Of course this is just my opinion, but I think the outcome could have been different if Nancy hadn’t taken the stand.

Before she took the stand, I think the jury could have been left to wonder if Nancy was actually driving her van around the Oregon Culinary Institute at the time of Dan’s murder. While testifying, Nancy admitted this must have been her. She said it was her van and the person driving looked like her and was wearing her clothes, so she said it must have been her.

The reason she didn’t flat-out say it was her is because Nancy claims she has a “memory hole” from the morning of Dan’s murder. She claims she can’t remember specific details, and the story she told on the stand of what she did that morning was much different from what she told detectives in her initial interview.

On the stand, Nancy kept adding new details, changing the story as she went, and I think that would have given the jurors some red flags.

Was there any one moment that stuck out to you in this trial where you felt may have swayed jurors? Did they ask the judge a question while deliberating?

I’m not sure if this moment stood out to jurors, but it really stood out to me. During one of the times Detective Anthony Merrill, one of the lead detectives in the case, was on the stand – a prosecutor asked him if any leads ever led away from Nancy as a suspect, and he said no.

The one question the jurors asked while they were deliberating was about a phone call Nancy made from jail during the trial. In the recording of the phone call, Nancy made comments about the former Oregon Culinary Institute students who testified for the prosecution. She said “all these little girls cried today.” She also made what sounded to me like a racially or culturally insensitive comment about the woman who performed CPR on Dan – and said that woman “cries on cue.”  

The jurors were hoping to listen to this voicemail again, but the judge denied their request.

This might imply jurors were maybe taking Nancy’s reaction to the trial or her lack of sensitivity very seriously when they deliberated.

Did Nancy Crampton Brophy’s demeanor, the way she answered questions, have any effect, do you think on jurors?

It might have, but again, I’d only be guessing. The prosecution pointed out that Nancy was laughing while she testified and suggested how inappropriate that was, given the seriousness of the situation. Nancy said it was only because she had fun, happy memories of Dan that she was sharing and found it hard not to laugh.

Nancy also laughed several times while other witnesses were sharing memories during their testimony.

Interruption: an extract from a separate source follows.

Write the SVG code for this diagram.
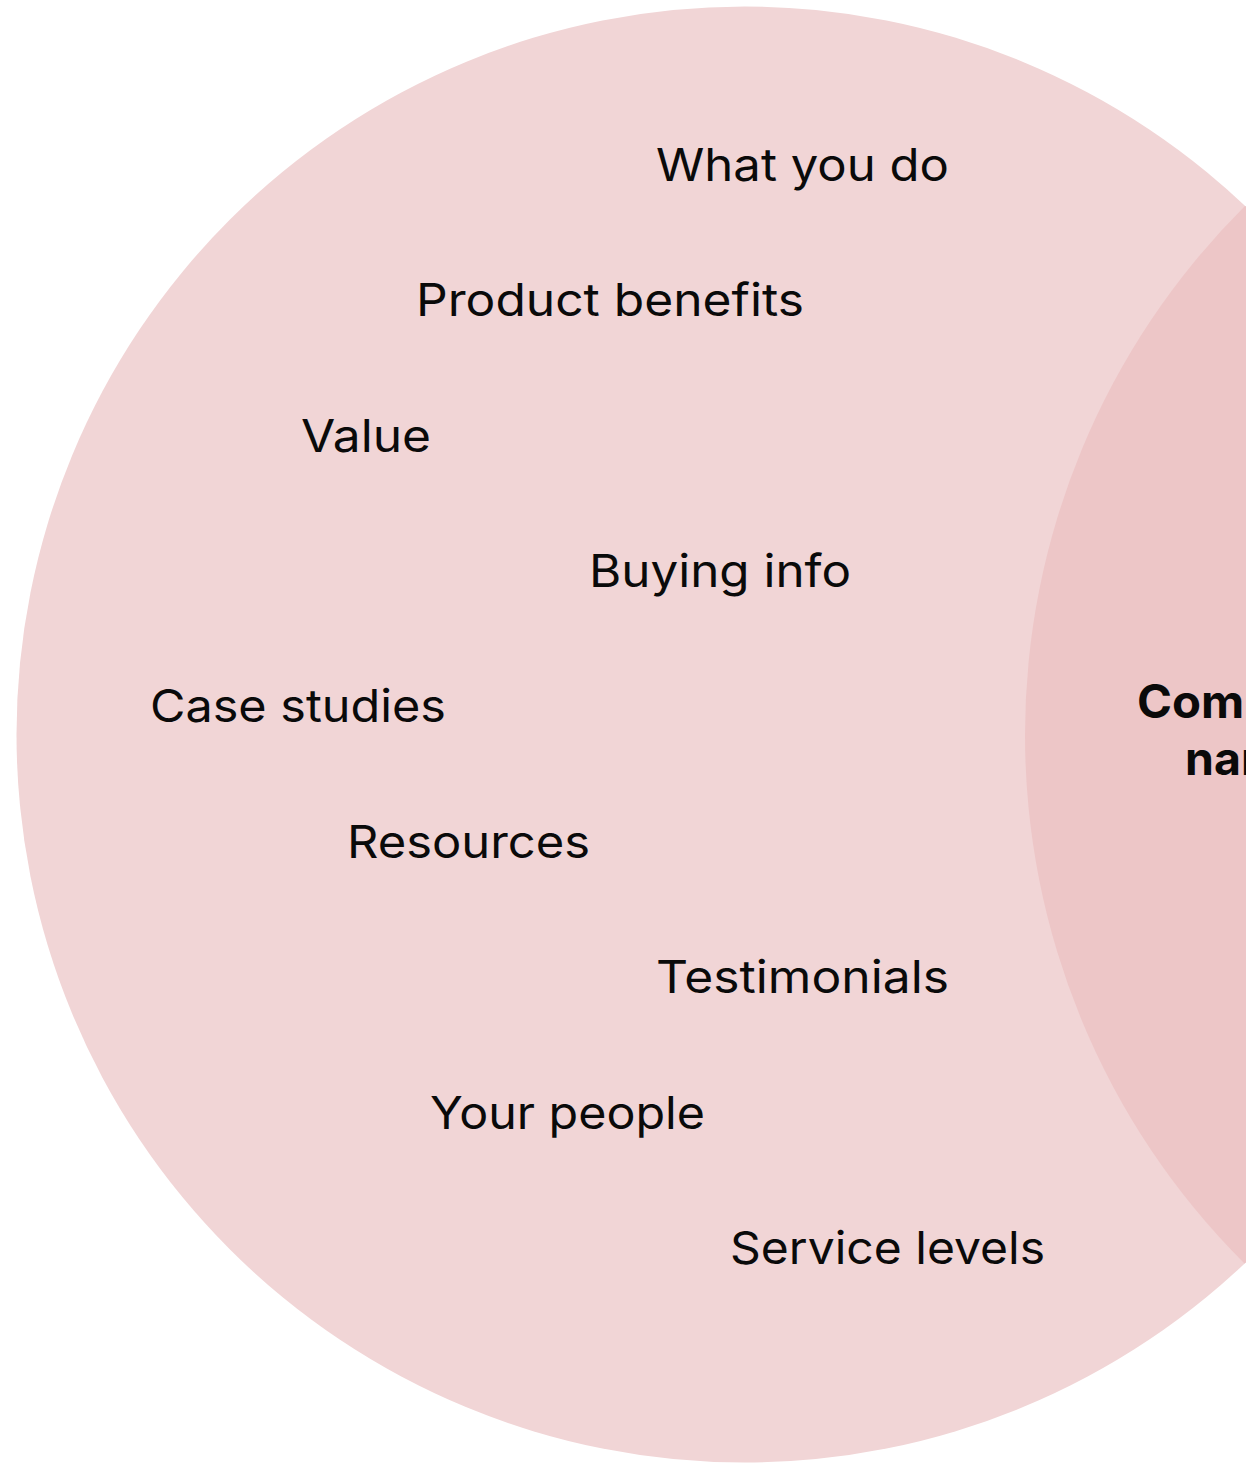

Nancy’s reaction to her husband’s death was something that was addressed several times. Several people say Nancy tends to handle stressful situations with a straight face and doesn’t show much emotion. Other people said they saw or heard her cry after he died.

In court, Nancy did cry a few times, but for the most part during her testimony, she seemed composed and eager to ramble on and on. Her own attorney had to stop her several times and ask her to not “go down the rabbit hole.”

Were you surprised it didn’t take that long for jurors to reach a decision?

No, I wasn’t surprised. I actually predicted they’d reach a verdict Wednesday morning and it was announced at 11:10 a.m. yesterday that they’d come to a decision. I felt they had quite a bit of time to mull it over Tuesday and that they’d maybe come to a general consensus that night, then sleep on it and submit their verdict Wednesday morning.

Any other final thoughts?

A lot of friends have asked me my thoughts on this trial over the last two months and many of them seemed surprised when I told them that part of me thought she might get off. I was surprised that after nearly four years, there wasn’t more incriminating evidence found and I thought Nancy’s attorneys were doing a good job at creating slivers of doubt.

They suggested it could have been a random attack. They really painted this picture that Nancy and Dan had a plan to retire together and live out the rest of their lives together. I thought the witnesses they brought in did a pretty good job at contradicting the arguments the prosecution made. So, I don’t want people to think that because Nancy was found guilty, that it was a trial that was already decided in early April. The jury definitely had a lot to consider.

Anything I’m missing or you want me to ask you, Amanda?

Yeah, just one thing I want to mention is I’m still not really sure what the motive was in this case. The prosecution has said it was finances, that the Brophys were facing financial ruin and Nancy killed her husband to cash in on his life insurance, but the defense brought in a witness who explained that it looked like the Brophys were paying off their debts, that they were fixing up their house to sell it and downsize, and that taking a loan out of their 401K wasn’t such a bad idea because it didn’t come with any interest.

Also, almost everyone who had a personal relationship with the Brophys said their relationship seemed perfect, even admirable. So, I’m not sure if we’ll ever find out the exact reason as to why she did it.